*** Given data
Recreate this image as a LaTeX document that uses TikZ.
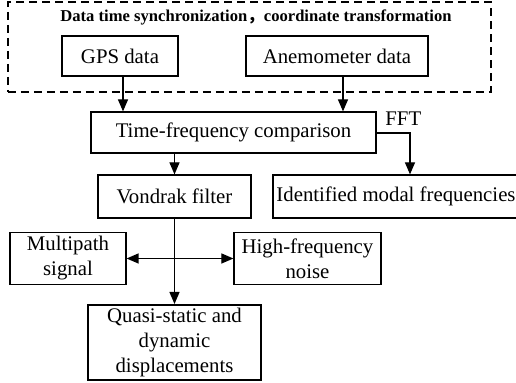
\documentclass[tikz,border=0pt]{standalone}
\usepackage{fontspec}
\setmainfont{Liberation Serif}
\newfontfamily\cjk{Noto Sans CJK SC}
\usetikzlibrary{arrows.meta}

\tikzset{
  box/.style={draw, line width=0.6pt, inner sep=0pt, align=center, font=\fontsize{10.4}{12.5}\selectfont},
}

\begin{document}
\begin{tikzpicture}[x=0.5pt, y=-0.5pt, >={Triangle[length=6pt,width=5pt]}, line width=0.6pt]
            \useasboundingbox (0,0) rectangle (516,383);
            % Nodes
            \node[draw, dash pattern=on 4pt off 2.5pt, minimum width=241.5pt, minimum height=45pt] (sync) at (249.5,47) {};
            \node[font=\bfseries\fontsize{8.3}{10}\selectfont] (sync_title) at (256,17.5) {Data time synchronization{\cjk ，}coordinate transformation};
            \node[box, minimum width=58pt, minimum height=20pt] (gps_data) at (120,56) {GPS data};
            \node[box, minimum width=91pt, minimum height=20pt] (anemometer_data) at (337,56) {Anemometer data};
            \node[box, minimum width=142.5pt, minimum height=20.5pt] (time_freq) at (233.5,132.5) {Time-frequency comparison};
            \node[box, minimum width=76.5pt, minimum height=21.5pt] (vondrak) at (174.5,196.5) {Vondrak filter};
            \node[box, minimum width=137pt, minimum height=21.5pt] (modal_freq) at (410,196.5) {\hspace*{-14pt}Identified modal frequencies};
            \node[box, minimum width=58pt, minimum height=26pt] (multipath) at (68,258.5) {Multipath\\signal};
            \node[box, minimum width=73.5pt, minimum height=26pt] (hf_noise) at (307.5,258.5) {High-frequency\\noise};
            \node[box, line width=1pt, minimum width=86.5pt, minimum height=37.5pt] (displacements) at (174.5,342.5) {Quasi-static and\\dynamic\\displacements};
            
            % Arrows
            \draw[->] ([xshift=1.5pt]gps_data.south) -- ([xshift=1.5pt]gps_data.south |- time_freq.north);
            \draw[->] ([xshift=3pt]anemometer_data.south) -- ([xshift=3pt]anemometer_data.south |- time_freq.north);
            \draw[->] (vondrak |- time_freq.south) -- (vondrak.north);
            \draw[->] (time_freq.east |- 0,133) -| node[above, pos=0.4, font=\fontsize{10.4}{12.5}\selectfont] {FFT} (modal_freq.north);
            \draw[<->] (multipath) -- (hf_noise);
            \draw[->] (vondrak) -- (displacements);
        \end{tikzpicture}
\end{document}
******
- _Requirements_
Output the data exactly. Pictures don't belong in the result.

- _Exercise answer_
Recreate this image as a LaTeX document that uses TikZ.
\documentclass[tikz,border=0pt]{standalone}
\usepackage{fontspec}
\setmainfont{Liberation Serif}
\newfontfamily\cjk{Noto Sans CJK SC}
\usetikzlibrary{arrows.meta}

\tikzset{
  box/.style={draw, line width=0.6pt, inner sep=0pt, align=center, font=\fontsize{10.4}{12.5}\selectfont},
}

\begin{document}
\begin{tikzpicture}[x=0.5pt, y=-0.5pt, >={Triangle[length=6pt,width=5pt]}, line width=0.6pt]
            \useasboundingbox (0,0) rectangle (516,383);
            % Nodes
            \node[draw, dash pattern=on 4pt off 2.5pt, minimum width=241.5pt, minimum height=45pt] (sync) at (249.5,47) {};
            \node[font=\bfseries\fontsize{8.3}{10}\selectfont] (sync_title) at (256,17.5) {Data time synchronization{\cjk ，}coordinate transformation};
            \node[box, minimum width=58pt, minimum height=20pt] (gps_data) at (120,56) {GPS data};
            \node[box, minimum width=91pt, minimum height=20pt] (anemometer_data) at (337,56) {Anemometer data};
            \node[box, minimum width=142.5pt, minimum height=20.5pt] (time_freq) at (233.5,132.5) {Time-frequency comparison};
            \node[box, minimum width=76.5pt, minimum height=21.5pt] (vondrak) at (174.5,196.5) {Vondrak filter};
            \node[box, minimum width=137pt, minimum height=21.5pt] (modal_freq) at (410,196.5) {\hspace*{-14pt}Identified modal frequencies};
            \node[box, minimum width=58pt, minimum height=26pt] (multipath) at (68,258.5) {Multipath\\signal};
            \node[box, minimum width=73.5pt, minimum height=26pt] (hf_noise) at (307.5,258.5) {High-frequency\\noise};
            \node[box, line width=1pt, minimum width=86.5pt, minimum height=37.5pt] (displacements) at (174.5,342.5) {Quasi-static and\\dynamic\\displacements};
            
            % Arrows
            \draw[->] ([xshift=1.5pt]gps_data.south) -- ([xshift=1.5pt]gps_data.south |- time_freq.north);
            \draw[->] ([xshift=3pt]anemometer_data.south) -- ([xshift=3pt]anemometer_data.south |- time_freq.north);
            \draw[->] (vondrak |- time_freq.south) -- (vondrak.north);
            \draw[->] (time_freq.east |- 0,133) -| node[above, pos=0.4, font=\fontsize{10.4}{12.5}\selectfont] {FFT} (modal_freq.north);
            \draw[<->] (multipath) -- (hf_noise);
            \draw[->] (vondrak) -- (displacements);
        \end{tikzpicture}
\end{document}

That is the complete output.